All of the material below is to be restated word for word, apart from the pictures.

### Supplied data
******************************

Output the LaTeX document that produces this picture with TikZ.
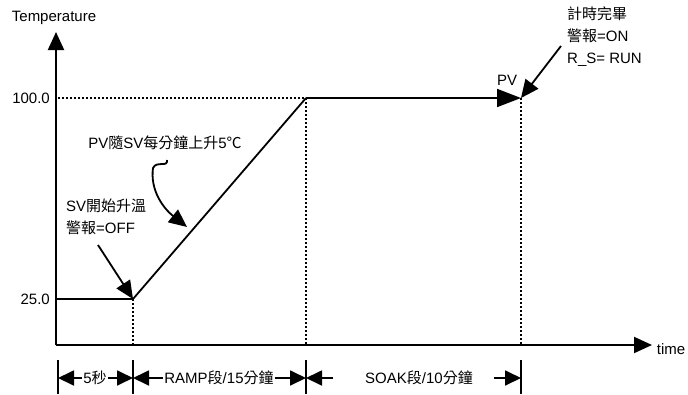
\documentclass[tikz,border=0pt]{standalone}
\usepackage{fontspec}
\setmainfont{Liberation Sans}
\newfontfamily\cjk{Noto Sans CJK TC}
\usetikzlibrary{arrows.meta,positioning}

\begin{document}
\begin{tikzpicture}[
  x=1pt, y=-1pt,
  font=\fontsize{15}{22}\selectfont,
  axis/.style={line width=2pt, -{Triangle[length=18pt,width=16pt]}},
  curve/.style={line width=1.8pt},
  guide/.style={line width=1.3pt, dash pattern=on 2pt off 2pt},
  bar/.style={line width=1.8pt},
  pointer/.style={line width=1.8pt, -{Triangle[length=18pt,width=16pt]}},
  dim/.style={line width=1.8pt, -{Triangle[length=16pt,width=15pt]}},
  lbl/.style={inner sep=1pt},
  note/.style={align=left, inner sep=0pt}
]
\useasboundingbox (0,0) rectangle (688,394);
% axes
\coordinate (O) at (56,345);
\coordinate (ytop) at (56,32);
\coordinate (xend) at (652,345);
\draw[axis] (O) -- (ytop);
\draw[axis] (O) -- (xend);
\node[lbl] (ylab) at (54,18) {Temperature};
\node[lbl] (xlab) at (671,349) {time};
% temperature profile
\coordinate (P0) at (56,299);
\coordinate (P1) at (133,299);
\coordinate (P2) at (306,98);
\coordinate (P3) at (521,98);
\coordinate (Y100) at (58,98);
\node[lbl, anchor=east] (t100) at (51,98) {100.0};
\node[lbl, anchor=east] (t25) at (51,299) {25.0};
\draw[guide] (Y100) -- (P2);
\draw[curve] (P0) -- (P1) -- (P2);
\draw[line width=1.8pt, -{Triangle[length=24pt,width=18pt]}] (P2) -- (P3);
\node[lbl] (pv) at (507,80) {PV};
% guides down to the axis
\coordinate (B1) at (133,345);
\coordinate (B2) at (306,345);
\coordinate (B3) at (521,345);
\draw[guide] (P1) -- (B1);
\draw[guide] (P2) -- (B2);
\draw[guide] (P3) -- (B3);
% notes
\node[note, anchor=north west] (start) at (66,199)
  {SV{\cjk 開始升溫}\\{\cjk 警報}=OFF};
\draw[pointer] (98,245) -- (P1);
\node[lbl] (rate) at (165,143) {PV{\cjk 隨}SV{\cjk 每分鐘上升}5{\cjk ℃}};
\draw[pointer] (167,160) .. controls (168,168) and (157,160) .. (153,168)
  .. controls (150,190) and (163,208) .. (187,227);
\node[note, anchor=north west] (done) at (567,7)
  {{\cjk 計時完畢}\\{\cjk 警報}=ON\\R\_S= RUN};
\draw[pointer] (561,46) -- (P3);
% time segments
\foreach \x/\n in {58/D0,133/D1,306/D2,521/D3}{
  \coordinate (\n) at (\x,378);
  \draw[bar] (\x,360) -- (\x,394);
}
\node[lbl] (seg1) at (95,378) {5{\cjk 秒}};
\node[lbl] (seg2) at (219,378) {RAMP{\cjk 段}/15{\cjk 分鐘}};
\node[lbl] (seg3) at (419,378) {SOAK{\cjk 段}/10{\cjk 分鐘}};
\draw[dim] (seg1.west) -- (D0);
\draw[dim] (seg1.east) -- (D1);
\draw[dim] (seg2.west) -- (D1);
\draw[dim] (seg2.east) -- (D2);
\draw[dim] (333,378) -- (D2);
\draw[dim] (494,378) -- (D3);
\end{tikzpicture}
\end{document}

******************************

### Complete response
Output the LaTeX document that produces this picture with TikZ.
\documentclass[tikz,border=0pt]{standalone}
\usepackage{fontspec}
\setmainfont{Liberation Sans}
\newfontfamily\cjk{Noto Sans CJK TC}
\usetikzlibrary{arrows.meta,positioning}

\begin{document}
\begin{tikzpicture}[
  x=1pt, y=-1pt,
  font=\fontsize{15}{22}\selectfont,
  axis/.style={line width=2pt, -{Triangle[length=18pt,width=16pt]}},
  curve/.style={line width=1.8pt},
  guide/.style={line width=1.3pt, dash pattern=on 2pt off 2pt},
  bar/.style={line width=1.8pt},
  pointer/.style={line width=1.8pt, -{Triangle[length=18pt,width=16pt]}},
  dim/.style={line width=1.8pt, -{Triangle[length=16pt,width=15pt]}},
  lbl/.style={inner sep=1pt},
  note/.style={align=left, inner sep=0pt}
]
\useasboundingbox (0,0) rectangle (688,394);
% axes
\coordinate (O) at (56,345);
\coordinate (ytop) at (56,32);
\coordinate (xend) at (652,345);
\draw[axis] (O) -- (ytop);
\draw[axis] (O) -- (xend);
\node[lbl] (ylab) at (54,18) {Temperature};
\node[lbl] (xlab) at (671,349) {time};
% temperature profile
\coordinate (P0) at (56,299);
\coordinate (P1) at (133,299);
\coordinate (P2) at (306,98);
\coordinate (P3) at (521,98);
\coordinate (Y100) at (58,98);
\node[lbl, anchor=east] (t100) at (51,98) {100.0};
\node[lbl, anchor=east] (t25) at (51,299) {25.0};
\draw[guide] (Y100) -- (P2);
\draw[curve] (P0) -- (P1) -- (P2);
\draw[line width=1.8pt, -{Triangle[length=24pt,width=18pt]}] (P2) -- (P3);
\node[lbl] (pv) at (507,80) {PV};
% guides down to the axis
\coordinate (B1) at (133,345);
\coordinate (B2) at (306,345);
\coordinate (B3) at (521,345);
\draw[guide] (P1) -- (B1);
\draw[guide] (P2) -- (B2);
\draw[guide] (P3) -- (B3);
% notes
\node[note, anchor=north west] (start) at (66,199)
  {SV{\cjk 開始升溫}\\{\cjk 警報}=OFF};
\draw[pointer] (98,245) -- (P1);
\node[lbl] (rate) at (165,143) {PV{\cjk 隨}SV{\cjk 每分鐘上升}5{\cjk ℃}};
\draw[pointer] (167,160) .. controls (168,168) and (157,160) .. (153,168)
  .. controls (150,190) and (163,208) .. (187,227);
\node[note, anchor=north west] (done) at (567,7)
  {{\cjk 計時完畢}\\{\cjk 警報}=ON\\R\_S= RUN};
\draw[pointer] (561,46) -- (P3);
% time segments
\foreach \x/\n in {58/D0,133/D1,306/D2,521/D3}{
  \coordinate (\n) at (\x,378);
  \draw[bar] (\x,360) -- (\x,394);
}
\node[lbl] (seg1) at (95,378) {5{\cjk 秒}};
\node[lbl] (seg2) at (219,378) {RAMP{\cjk 段}/15{\cjk 分鐘}};
\node[lbl] (seg3) at (419,378) {SOAK{\cjk 段}/10{\cjk 分鐘}};
\draw[dim] (seg1.west) -- (D0);
\draw[dim] (seg1.east) -- (D1);
\draw[dim] (seg2.west) -- (D1);
\draw[dim] (seg2.east) -- (D2);
\draw[dim] (333,378) -- (D2);
\draw[dim] (494,378) -- (D3);
\end{tikzpicture}
\end{document}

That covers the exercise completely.